• INSTRUCTIONS FOR THE TASK: Go through the listing and set it down exactly, leaving out its pictures.

• DATA EXCERPT:

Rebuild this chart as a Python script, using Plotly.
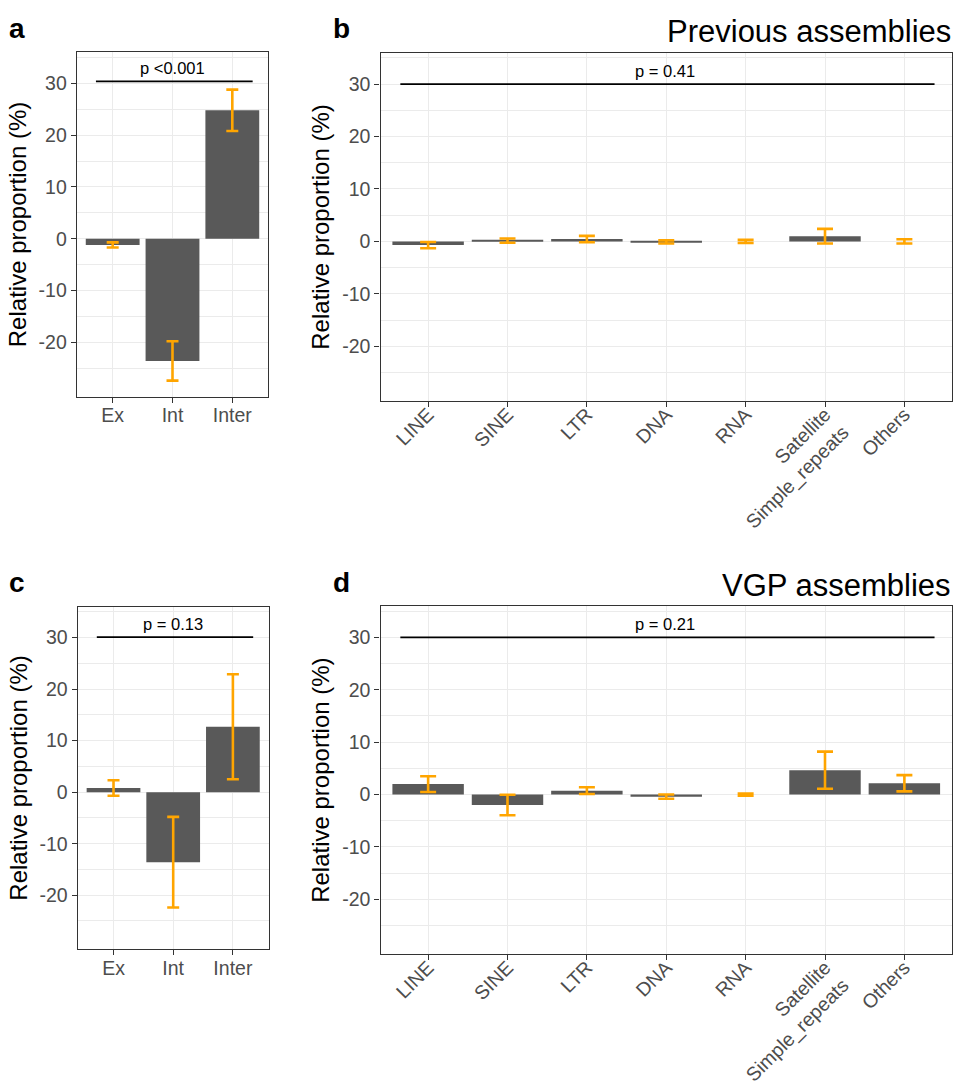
import plotly.graph_objects as go

# ---------------- data ----------------
region_cats = ["Ex", "Int", "Inter"]
repeat_cats = ["LINE", "SINE", "LTR", "DNA", "RNA", "Satellite\nSimple_repeats", "Others"]

a_vals = [-1.2, -23.6, 24.8]
a_err = [0.5, 3.8, 4.0]

b_vals = [-0.7, 0.15, 0.45, -0.1, 0.0, 1.0, 0.0]
b_err = [0.6, 0.4, 0.6, 0.3, 0.3, 1.4, 0.4]

c_vals = [0.8, -13.6, 12.7]
c_err = [1.5, 8.8, 10.2]

d_vals = [2.0, -2.0, 0.75, -0.4, 0.0, 4.65, 2.15]
d_err = [1.5, 1.95, 0.65, 0.4, 0.2, 3.55, 1.55]

p_labels = ["p <0.001", "p = 0.41", "p = 0.13", "p = 0.21"]
bracket_y = [30.4, 30.0, 30.1, 30.0]
panel_letters = ["a", "b", "c", "d"]
panel_titles = ["", "Previous assemblies", "", "VGP assemblies"]
y_ticks = [-20, -10, 0, 10, 20, 30]
y_title = "Relative proportion (%)"

# ---------------- layout helpers ----------------
W, H = 957, 1090
FONT = "Arial, Liberation Sans, Helvetica, sans-serif"
BAR = "#595959"
ERR = "#FFA500"
GRID = "#EBEBEB"
DARK = "#333333"
TICKTXT = "#4D4D4D"
Y_RANGE = [-30.5, 36.0]
TICK_SIZE = 19.5
NBSP_EM = 0.278

# approximate Arial advance widths (em) used to right-align multi-line tick labels
_WIDTHS = {c: 0.556 for c in "abdeghnopqu0123456789_"}
_WIDTHS.update({"S": 0.667, "i": 0.222, "l": 0.222, "m": 0.833, "r": 0.333, "t": 0.278,
                "s": 0.5, "c": 0.5, "k": 0.5, "v": 0.5, "x": 0.5, "y": 0.5, "z": 0.5})


def text_em(s):
    return sum(_WIDTHS.get(ch, 0.6) for ch in s)


def tick_label(cat):
    """Right-align the lines of a multi-line label (as ggplot does with hjust=1)."""
    lines = cat.split("\n")
    if len(lines) == 1:
        return cat
    widest = max(text_em(l) for l in lines)
    out = []
    for l in lines:
        pad = int(round((widest - text_em(l)) / NBSP_EM))
        out.append("&nbsp;" * pad + l)
    return "<br>".join(out)


def px_x(v):
    return v / W


def px_y(v):
    return 1 - v / H


panels = [
    dict(cats=region_cats, vals=a_vals, err=a_err, xd=(76.8, 268.2), yd=(52.3, 396.7),
         br=(-0.28, 0.34), cap=6, angle=0, stand=-4),
    dict(cats=repeat_cats, vals=b_vals, err=b_err, xd=(380.5, 952.0), yd=(52.7, 401.3),
         br=(-0.35, 0.38), cap=8, angle=-45, stand=-12),
    dict(cats=region_cats, vals=c_vals, err=c_err, xd=(77.7, 268.7), yd=(606.7, 949.3),
         br=(-0.28, 0.34), cap=6, angle=0, stand=-4),
    dict(cats=repeat_cats, vals=d_vals, err=d_err, xd=(380.5, 952.0), yd=(606.0, 954.3),
         br=(-0.35, 0.38), cap=8, angle=-45, stand=-12),
]

fig = go.Figure()
shapes = []
annotations = []
minor_vals = [t + 5 for t in [y_ticks[0] - 10] + y_ticks]

for i, p in enumerate(panels):
    n = i + 1
    xa = "x" if n == 1 else f"x{n}"
    ya = "y" if n == 1 else f"y{n}"
    xkey = "xaxis" if n == 1 else f"xaxis{n}"
    ykey = "yaxis" if n == 1 else f"yaxis{n}"
    ncat = len(p["cats"])

    fig.add_trace(go.Bar(
        x=p["cats"], y=p["vals"], width=0.9,
        marker=dict(color=BAR, line=dict(width=0)),
        error_y=dict(type="data", array=p["err"], color=ERR, thickness=2.6, width=p["cap"]),
        xaxis=xa, yaxis=ya, showlegend=False, hoverinfo="skip",
    ))

    fig.layout[xkey] = dict(
        domain=[px_x(p["xd"][0]), px_x(p["xd"][1])], anchor=ya,
        type="category", categoryorder="array", categoryarray=p["cats"],
        tickmode="array", tickvals=p["cats"], ticktext=[tick_label(c) for c in p["cats"]],
        range=[-0.6, ncat - 0.4],
        showgrid=True, gridcolor=GRID, gridwidth=1.1, zeroline=False,
        ticks="outside", ticklen=5, tickwidth=1.1, tickcolor=DARK,
        tickfont=dict(size=TICK_SIZE, color=TICKTXT, family=FONT), tickangle=p["angle"],
        ticklabelstandoff=p["stand"],
        showline=True, mirror=True, linecolor=DARK, linewidth=1.3,
        automargin=False, fixedrange=True,
    )
    fig.layout[ykey] = dict(
        domain=[px_y(p["yd"][1]), px_y(p["yd"][0])], anchor=xa,
        range=Y_RANGE, tickvals=y_ticks, ticktext=[str(t) for t in y_ticks],
        showgrid=True, gridcolor=GRID, gridwidth=1.1, zeroline=False,
        minor=dict(tickvals=minor_vals, showgrid=True, gridcolor=GRID, gridwidth=0.6, ticks=""),
        ticks="outside", ticklen=5, tickwidth=1.1, tickcolor=DARK,
        tickfont=dict(size=TICK_SIZE, color=TICKTXT, family=FONT),
        showline=True, mirror=True, linecolor=DARK, linewidth=1.3,
        title=dict(text=y_title, font=dict(size=24, color="black", family=FONT), standoff=5),
        automargin=False, fixedrange=True,
    )

    # significance bracket
    x0 = p["br"][0]
    x1 = ncat - 1 + p["br"][1]
    shapes.append(dict(type="line", xref=xa, yref=ya, x0=x0, x1=x1,
                       y0=bracket_y[i], y1=bracket_y[i],
                       line=dict(color="black", width=1.8)))
    annotations.append(dict(text=p_labels[i], xref=xa, yref=ya, x=(x0 + x1) / 2 - 0.03,
                            y=bracket_y[i] + 0.4, yanchor="bottom", xanchor="center",
                            showarrow=False, font=dict(size=16.5, color="black", family=FONT)))

    # panel letter
    annotations.append(dict(text=f"<b>{panel_letters[i]}</b>", xref="paper", yref="paper",
                            x=px_x(7 if i % 2 == 0 else 331), y=px_y(p["yd"][0] - 24),
                            xanchor="left", yanchor="middle", showarrow=False,
                            font=dict(size=28, color="black", family=FONT)))
    # panel title
    if panel_titles[i]:
        annotations.append(dict(text=panel_titles[i], xref="paper", yref="paper",
                                x=px_x(p["xd"][1] + 1), y=px_y(p["yd"][0] - 21),
                                xanchor="right", yanchor="middle", showarrow=False,
                                font=dict(size=31, color="black", family=FONT)))

fig.update_layout(
    width=W, height=H,
    margin=dict(l=0, r=0, t=0, b=0),
    paper_bgcolor="white", plot_bgcolor="white",
    font=dict(family=FONT),
    bargap=0.1,
    shapes=shapes, annotations=annotations,
)

fig.write_html("out.html")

• WRITTEN SOLUTION:
Rebuild this chart as a Python script, using Plotly.
import plotly.graph_objects as go

# ---------------- data ----------------
region_cats = ["Ex", "Int", "Inter"]
repeat_cats = ["LINE", "SINE", "LTR", "DNA", "RNA", "Satellite\nSimple_repeats", "Others"]

a_vals = [-1.2, -23.6, 24.8]
a_err = [0.5, 3.8, 4.0]

b_vals = [-0.7, 0.15, 0.45, -0.1, 0.0, 1.0, 0.0]
b_err = [0.6, 0.4, 0.6, 0.3, 0.3, 1.4, 0.4]

c_vals = [0.8, -13.6, 12.7]
c_err = [1.5, 8.8, 10.2]

d_vals = [2.0, -2.0, 0.75, -0.4, 0.0, 4.65, 2.15]
d_err = [1.5, 1.95, 0.65, 0.4, 0.2, 3.55, 1.55]

p_labels = ["p <0.001", "p = 0.41", "p = 0.13", "p = 0.21"]
bracket_y = [30.4, 30.0, 30.1, 30.0]
panel_letters = ["a", "b", "c", "d"]
panel_titles = ["", "Previous assemblies", "", "VGP assemblies"]
y_ticks = [-20, -10, 0, 10, 20, 30]
y_title = "Relative proportion (%)"

# ---------------- layout helpers ----------------
W, H = 957, 1090
FONT = "Arial, Liberation Sans, Helvetica, sans-serif"
BAR = "#595959"
ERR = "#FFA500"
GRID = "#EBEBEB"
DARK = "#333333"
TICKTXT = "#4D4D4D"
Y_RANGE = [-30.5, 36.0]
TICK_SIZE = 19.5
NBSP_EM = 0.278

# approximate Arial advance widths (em) used to right-align multi-line tick labels
_WIDTHS = {c: 0.556 for c in "abdeghnopqu0123456789_"}
_WIDTHS.update({"S": 0.667, "i": 0.222, "l": 0.222, "m": 0.833, "r": 0.333, "t": 0.278,
                "s": 0.5, "c": 0.5, "k": 0.5, "v": 0.5, "x": 0.5, "y": 0.5, "z": 0.5})


def text_em(s):
    return sum(_WIDTHS.get(ch, 0.6) for ch in s)


def tick_label(cat):
    """Right-align the lines of a multi-line label (as ggplot does with hjust=1)."""
    lines = cat.split("\n")
    if len(lines) == 1:
        return cat
    widest = max(text_em(l) for l in lines)
    out = []
    for l in lines:
        pad = int(round((widest - text_em(l)) / NBSP_EM))
        out.append("&nbsp;" * pad + l)
    return "<br>".join(out)


def px_x(v):
    return v / W


def px_y(v):
    return 1 - v / H


panels = [
    dict(cats=region_cats, vals=a_vals, err=a_err, xd=(76.8, 268.2), yd=(52.3, 396.7),
         br=(-0.28, 0.34), cap=6, angle=0, stand=-4),
    dict(cats=repeat_cats, vals=b_vals, err=b_err, xd=(380.5, 952.0), yd=(52.7, 401.3),
         br=(-0.35, 0.38), cap=8, angle=-45, stand=-12),
    dict(cats=region_cats, vals=c_vals, err=c_err, xd=(77.7, 268.7), yd=(606.7, 949.3),
         br=(-0.28, 0.34), cap=6, angle=0, stand=-4),
    dict(cats=repeat_cats, vals=d_vals, err=d_err, xd=(380.5, 952.0), yd=(606.0, 954.3),
         br=(-0.35, 0.38), cap=8, angle=-45, stand=-12),
]

fig = go.Figure()
shapes = []
annotations = []
minor_vals = [t + 5 for t in [y_ticks[0] - 10] + y_ticks]

for i, p in enumerate(panels):
    n = i + 1
    xa = "x" if n == 1 else f"x{n}"
    ya = "y" if n == 1 else f"y{n}"
    xkey = "xaxis" if n == 1 else f"xaxis{n}"
    ykey = "yaxis" if n == 1 else f"yaxis{n}"
    ncat = len(p["cats"])

    fig.add_trace(go.Bar(
        x=p["cats"], y=p["vals"], width=0.9,
        marker=dict(color=BAR, line=dict(width=0)),
        error_y=dict(type="data", array=p["err"], color=ERR, thickness=2.6, width=p["cap"]),
        xaxis=xa, yaxis=ya, showlegend=False, hoverinfo="skip",
    ))

    fig.layout[xkey] = dict(
        domain=[px_x(p["xd"][0]), px_x(p["xd"][1])], anchor=ya,
        type="category", categoryorder="array", categoryarray=p["cats"],
        tickmode="array", tickvals=p["cats"], ticktext=[tick_label(c) for c in p["cats"]],
        range=[-0.6, ncat - 0.4],
        showgrid=True, gridcolor=GRID, gridwidth=1.1, zeroline=False,
        ticks="outside", ticklen=5, tickwidth=1.1, tickcolor=DARK,
        tickfont=dict(size=TICK_SIZE, color=TICKTXT, family=FONT), tickangle=p["angle"],
        ticklabelstandoff=p["stand"],
        showline=True, mirror=True, linecolor=DARK, linewidth=1.3,
        automargin=False, fixedrange=True,
    )
    fig.layout[ykey] = dict(
        domain=[px_y(p["yd"][1]), px_y(p["yd"][0])], anchor=xa,
        range=Y_RANGE, tickvals=y_ticks, ticktext=[str(t) for t in y_ticks],
        showgrid=True, gridcolor=GRID, gridwidth=1.1, zeroline=False,
        minor=dict(tickvals=minor_vals, showgrid=True, gridcolor=GRID, gridwidth=0.6, ticks=""),
        ticks="outside", ticklen=5, tickwidth=1.1, tickcolor=DARK,
        tickfont=dict(size=TICK_SIZE, color=TICKTXT, family=FONT),
        showline=True, mirror=True, linecolor=DARK, linewidth=1.3,
        title=dict(text=y_title, font=dict(size=24, color="black", family=FONT), standoff=5),
        automargin=False, fixedrange=True,
    )

    # significance bracket
    x0 = p["br"][0]
    x1 = ncat - 1 + p["br"][1]
    shapes.append(dict(type="line", xref=xa, yref=ya, x0=x0, x1=x1,
                       y0=bracket_y[i], y1=bracket_y[i],
                       line=dict(color="black", width=1.8)))
    annotations.append(dict(text=p_labels[i], xref=xa, yref=ya, x=(x0 + x1) / 2 - 0.03,
                            y=bracket_y[i] + 0.4, yanchor="bottom", xanchor="center",
                            showarrow=False, font=dict(size=16.5, color="black", family=FONT)))

    # panel letter
    annotations.append(dict(text=f"<b>{panel_letters[i]}</b>", xref="paper", yref="paper",
                            x=px_x(7 if i % 2 == 0 else 331), y=px_y(p["yd"][0] - 24),
                            xanchor="left", yanchor="middle", showarrow=False,
                            font=dict(size=28, color="black", family=FONT)))
    # panel title
    if panel_titles[i]:
        annotations.append(dict(text=panel_titles[i], xref="paper", yref="paper",
                                x=px_x(p["xd"][1] + 1), y=px_y(p["yd"][0] - 21),
                                xanchor="right", yanchor="middle", showarrow=False,
                                font=dict(size=31, color="black", family=FONT)))

fig.update_layout(
    width=W, height=H,
    margin=dict(l=0, r=0, t=0, b=0),
    paper_bgcolor="white", plot_bgcolor="white",
    font=dict(family=FONT),
    bargap=0.1,
    shapes=shapes, annotations=annotations,
)

fig.write_html("out.html")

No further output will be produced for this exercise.